Cori Frazer, a director of the Pittsburgh Center for Autistic Advocacy, began the vigil. They said the event, besides being a day to remember those who have passed, is also an opportunity to bring awareness to these tragedies and demand justice for all disabled people.

“Tonight, we mourn for the dead,” Frazer said. “Tomorrow, and in the coming days, we continue to fight like hell for the living.”

Lauren Stuparitz, a prison abolitionist with Coalition to Abolish Death By Incarceration, echoed Frazer’s statement. She said the vigil was a “somber occasion, a significant one and a radical one.” According to Stuparitz, violence toward disabled people is pervasive through many realms of their lives, taking place in their homes, school and places of work. She said this violence is “dehumanizing” and “hurts us all.”

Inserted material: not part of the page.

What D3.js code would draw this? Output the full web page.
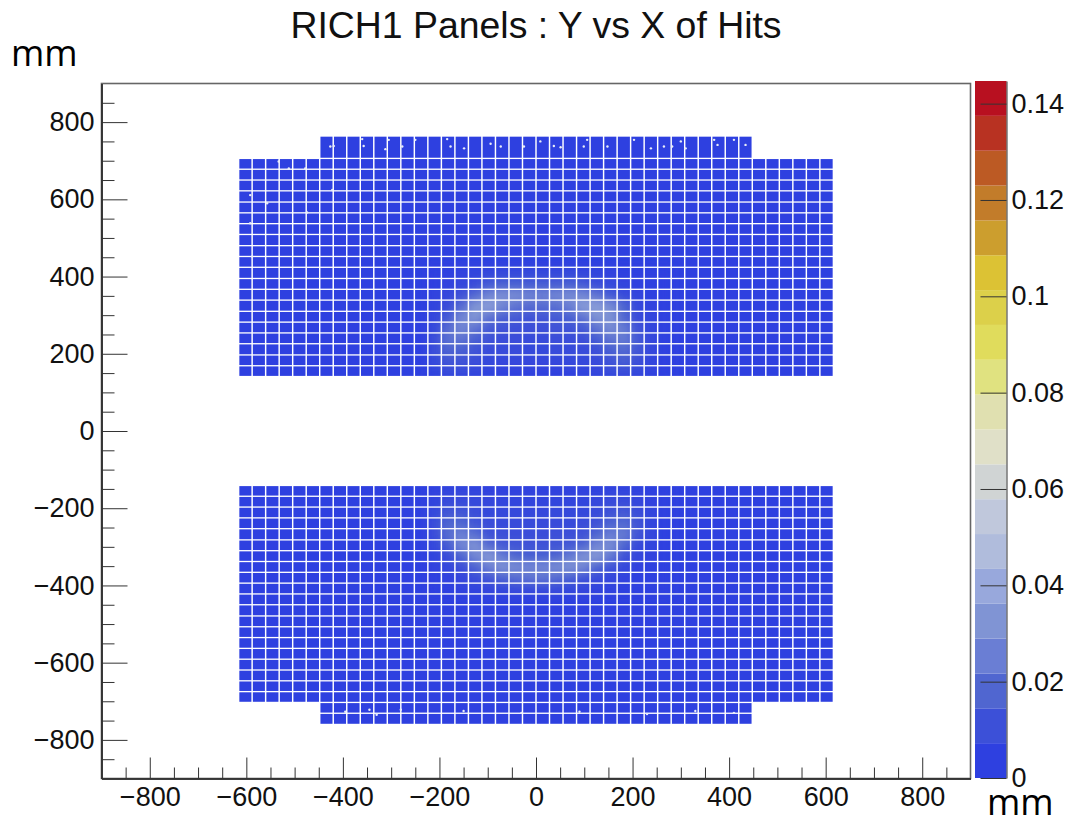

“Not only are we, our disability community, criminalized, abused, targets of ableist oppressions, aggressions and barriers … but some of us are killed,” Stuparitz said. “Disability is still being considered a real reason to hurt and kill us.”

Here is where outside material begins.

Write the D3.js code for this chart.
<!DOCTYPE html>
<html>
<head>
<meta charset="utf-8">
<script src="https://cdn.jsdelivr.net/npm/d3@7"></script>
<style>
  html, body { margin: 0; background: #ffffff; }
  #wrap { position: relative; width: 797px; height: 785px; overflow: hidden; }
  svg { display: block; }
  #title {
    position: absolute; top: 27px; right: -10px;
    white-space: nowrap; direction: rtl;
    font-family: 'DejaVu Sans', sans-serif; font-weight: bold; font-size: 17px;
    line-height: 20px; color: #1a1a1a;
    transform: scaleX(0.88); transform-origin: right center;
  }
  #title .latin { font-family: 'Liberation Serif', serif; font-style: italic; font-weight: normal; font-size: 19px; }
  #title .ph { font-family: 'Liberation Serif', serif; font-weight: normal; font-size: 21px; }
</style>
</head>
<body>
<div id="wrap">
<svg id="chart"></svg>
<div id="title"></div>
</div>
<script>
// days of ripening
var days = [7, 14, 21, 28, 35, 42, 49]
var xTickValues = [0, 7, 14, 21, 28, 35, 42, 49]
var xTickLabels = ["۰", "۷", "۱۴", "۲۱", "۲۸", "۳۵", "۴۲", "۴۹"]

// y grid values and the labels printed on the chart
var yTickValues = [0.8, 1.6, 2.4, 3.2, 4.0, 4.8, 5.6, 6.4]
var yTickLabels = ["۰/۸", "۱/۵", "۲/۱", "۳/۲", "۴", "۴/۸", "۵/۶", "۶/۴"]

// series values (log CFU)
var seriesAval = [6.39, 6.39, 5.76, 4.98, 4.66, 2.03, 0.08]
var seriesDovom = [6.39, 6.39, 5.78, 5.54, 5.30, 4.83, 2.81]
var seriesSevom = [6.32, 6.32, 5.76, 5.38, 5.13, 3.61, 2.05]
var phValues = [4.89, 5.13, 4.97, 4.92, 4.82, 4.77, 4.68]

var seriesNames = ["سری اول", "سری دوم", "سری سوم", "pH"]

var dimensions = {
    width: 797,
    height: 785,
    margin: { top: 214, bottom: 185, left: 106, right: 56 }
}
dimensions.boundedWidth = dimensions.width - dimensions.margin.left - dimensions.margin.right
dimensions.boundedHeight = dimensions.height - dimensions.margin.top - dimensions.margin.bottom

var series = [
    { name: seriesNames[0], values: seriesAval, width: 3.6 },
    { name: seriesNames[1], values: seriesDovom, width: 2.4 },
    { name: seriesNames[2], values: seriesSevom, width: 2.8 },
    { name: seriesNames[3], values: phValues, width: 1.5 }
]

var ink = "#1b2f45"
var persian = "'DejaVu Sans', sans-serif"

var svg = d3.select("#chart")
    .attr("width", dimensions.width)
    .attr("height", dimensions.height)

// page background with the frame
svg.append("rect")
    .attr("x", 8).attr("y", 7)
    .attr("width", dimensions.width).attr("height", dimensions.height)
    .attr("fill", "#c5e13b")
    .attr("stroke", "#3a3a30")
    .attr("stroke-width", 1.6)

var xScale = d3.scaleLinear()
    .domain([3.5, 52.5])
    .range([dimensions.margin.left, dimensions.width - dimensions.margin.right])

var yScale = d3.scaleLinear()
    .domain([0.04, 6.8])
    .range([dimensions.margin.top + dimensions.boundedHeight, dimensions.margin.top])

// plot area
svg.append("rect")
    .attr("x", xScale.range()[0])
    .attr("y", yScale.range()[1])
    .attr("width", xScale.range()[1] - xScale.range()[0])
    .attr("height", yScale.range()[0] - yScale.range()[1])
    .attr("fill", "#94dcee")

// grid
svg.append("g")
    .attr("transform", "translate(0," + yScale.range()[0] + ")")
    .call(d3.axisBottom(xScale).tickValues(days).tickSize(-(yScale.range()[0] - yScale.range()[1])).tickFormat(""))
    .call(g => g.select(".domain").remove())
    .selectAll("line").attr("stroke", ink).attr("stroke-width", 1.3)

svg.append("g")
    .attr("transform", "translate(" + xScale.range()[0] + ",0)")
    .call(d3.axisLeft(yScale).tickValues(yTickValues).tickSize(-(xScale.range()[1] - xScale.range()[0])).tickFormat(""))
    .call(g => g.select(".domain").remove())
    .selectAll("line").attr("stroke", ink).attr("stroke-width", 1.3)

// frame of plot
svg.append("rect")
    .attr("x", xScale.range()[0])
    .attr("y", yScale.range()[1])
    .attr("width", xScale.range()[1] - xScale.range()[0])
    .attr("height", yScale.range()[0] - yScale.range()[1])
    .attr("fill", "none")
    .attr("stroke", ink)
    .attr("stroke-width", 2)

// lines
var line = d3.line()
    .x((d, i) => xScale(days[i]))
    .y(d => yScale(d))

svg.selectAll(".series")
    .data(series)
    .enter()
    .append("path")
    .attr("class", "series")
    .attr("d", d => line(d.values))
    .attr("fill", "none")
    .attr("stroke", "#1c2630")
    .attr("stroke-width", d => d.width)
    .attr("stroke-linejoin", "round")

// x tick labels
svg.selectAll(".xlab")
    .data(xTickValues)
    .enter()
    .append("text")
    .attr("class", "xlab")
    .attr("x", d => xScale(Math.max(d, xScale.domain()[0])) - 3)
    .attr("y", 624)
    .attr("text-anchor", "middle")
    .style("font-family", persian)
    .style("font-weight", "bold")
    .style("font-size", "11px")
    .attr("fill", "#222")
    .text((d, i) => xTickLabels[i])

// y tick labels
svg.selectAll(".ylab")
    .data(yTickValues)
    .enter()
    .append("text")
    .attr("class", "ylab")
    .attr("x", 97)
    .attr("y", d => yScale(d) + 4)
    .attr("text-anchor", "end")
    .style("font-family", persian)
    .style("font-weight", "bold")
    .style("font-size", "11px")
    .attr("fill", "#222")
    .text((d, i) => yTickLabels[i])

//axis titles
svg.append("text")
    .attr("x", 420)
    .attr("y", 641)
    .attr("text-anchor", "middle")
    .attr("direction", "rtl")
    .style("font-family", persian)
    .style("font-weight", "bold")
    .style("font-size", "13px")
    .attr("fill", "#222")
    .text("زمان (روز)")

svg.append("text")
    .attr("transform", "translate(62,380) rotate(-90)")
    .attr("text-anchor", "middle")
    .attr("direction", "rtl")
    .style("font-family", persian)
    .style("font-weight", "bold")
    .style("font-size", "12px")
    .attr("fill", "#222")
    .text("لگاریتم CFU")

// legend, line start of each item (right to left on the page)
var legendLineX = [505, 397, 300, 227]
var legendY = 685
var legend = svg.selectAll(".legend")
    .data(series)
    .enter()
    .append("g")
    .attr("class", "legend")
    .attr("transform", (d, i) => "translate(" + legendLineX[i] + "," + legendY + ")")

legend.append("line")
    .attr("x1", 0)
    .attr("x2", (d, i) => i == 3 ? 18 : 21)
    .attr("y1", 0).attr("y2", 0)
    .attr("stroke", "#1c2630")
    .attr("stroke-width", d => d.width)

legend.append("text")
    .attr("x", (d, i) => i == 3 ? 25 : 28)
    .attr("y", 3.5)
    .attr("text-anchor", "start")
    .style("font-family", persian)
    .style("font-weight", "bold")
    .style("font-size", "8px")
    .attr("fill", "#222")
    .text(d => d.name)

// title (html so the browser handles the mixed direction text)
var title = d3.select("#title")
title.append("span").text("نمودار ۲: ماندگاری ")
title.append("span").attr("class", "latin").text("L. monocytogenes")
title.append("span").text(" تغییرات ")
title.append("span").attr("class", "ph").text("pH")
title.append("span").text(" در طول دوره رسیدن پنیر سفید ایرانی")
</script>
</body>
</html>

Mauro said because of their autistic behavior, they were perceived as a tragedy to their family until their behaviors were “normalized” by the therapy.

“My autistic behavior is actually a fundamental lens of who I am. The therapy didn’t really do much for me other than really damage me,” Mauro said.

Mauro said the idea that something about them needed to be fixed is what causes the abuse and deaths of many disabled people.

“This narrative, that the ends justify the means, the value of a person can only be judged by what they mean to normal people and how palatable they are, is deeply damaging and deeply dangerous and leads to the murder of so many people,” they said.

Bethany Ziss is a disabled person and a pediatrician who spoke at the vigil. She said she is often met with questions as to why disability is considered a risk factor in the abuse and neglect of children. As a pediatrician, she often asks herself what doctors do to contribute to the stigma of disability. She presented a poem explaining how medical education has perpetuated disability stigma.

“In medical school, they didn’t teach us that it was OK to kill people with disabilities. They just rounded all the hospital floors and shook their heads, and clicked their tongues, and said, ‘He has no quality of life. She should be DNR … the best thing for him would be if he should earn his angel wings,’” she recited.

Michelle Walker, a speaker, consultant and founder of Lend An Ear Consulting, an organization that holds classes, seminars and individual consultations to teach people American Sign Language, found the idea that another person having the right and authority to end a disabled individual’s live “repulsive.”

“We deserve to be fought for. And I refuse to let anyone tell me or you any different,” she said.